The mayor told the Urban Economic Development committee on Nov. 5 that the administration's proposal would channel an estimated $80 million a year in additional operational revenue into the city budget and asked the council to vote later this month on whether to put the measure before voters for a Feb. 10 election. He said the money would be considered in the regular budget process and emphasized the need to fund homelessness services, raise public-safety pay, expand children and youth programs and support economic-development efforts.
Why it matters: City officials said the increase is intended to address persistent, citywide service gaps the administration described as structural ' problems the budget cannot fix without ongoing new revenue. The mayor framed the proposal as an operational revenue source that would allow the city to plan next year's budget with greater certainty.
Council reaction: Council members voiced broad agreement on the priorities but disagreed on timing, process and detail. Councilor Bellas asked for concrete household and small-business examples of the tax's effect and quoted an illustrative calculation the administration had circulated: "the number would come out to a little under $9, about $8.79" a month for a family of four on a food budget scenario. Several councilors said they want a line-item breakdown showing how much would be dedicated to homelessness, public safety and youth services before they would support a ballot referral.
Multiple members urged more public engagement. Councilor Lincoln said the issue is not whether needs exist but whether the council and the public have had "enough time to just understand what their plan is" and to see specific allocations for proposed programs. Councilor Dutton noted the lower median income in parts of the city and warned that the proposal could disproportionately affect residents on fixed incomes.

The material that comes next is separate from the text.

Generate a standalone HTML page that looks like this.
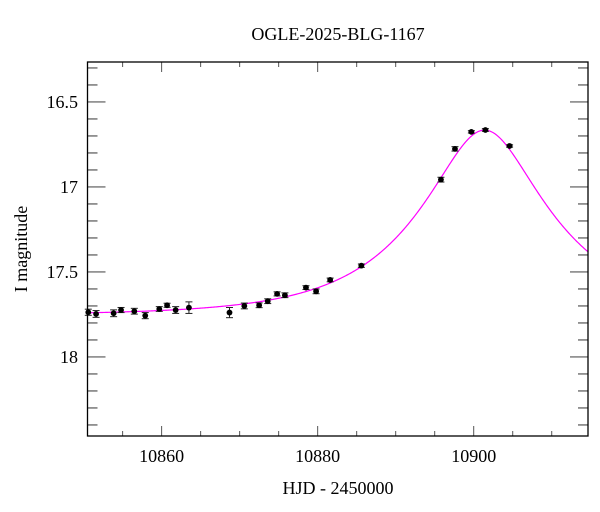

Administration response: The mayor said the Feb. 10 date is tied to the city's budget calendar and to timelines imposed by state election law; he also said the city would provide additional analysis and outreach in the weeks before a council decision and that council appropriators would still control spending decisions in the budget process. He repeatedly framed the decision as giving voters the choice to authorize new, recurring operating revenue.
Remaining questions and next steps: Council members asked for more precise cost estimates (per-household and per-business calculations), a breakdown of how a possible $80 million would be allocated, and the consultant's assumptions on homelessness cost estimates (cited in the meeting as roughly $30 million). The mayor committed to deliver additional documents and to continued public education; he asked the council to vote on Nov. 19 on whether to place the questions on the ballot. No formal vote or ordinance was taken at this meeting.
Ending note: Debate at the committee reflected a split between members seeking more time and specific accountability mechanisms and the administration's insistence on urgency. Councilors who opposed an immediate referral said they would support further study and public engagement; the mayor said he would continue outreach and supply requested analyses ahead of any council ballot vote.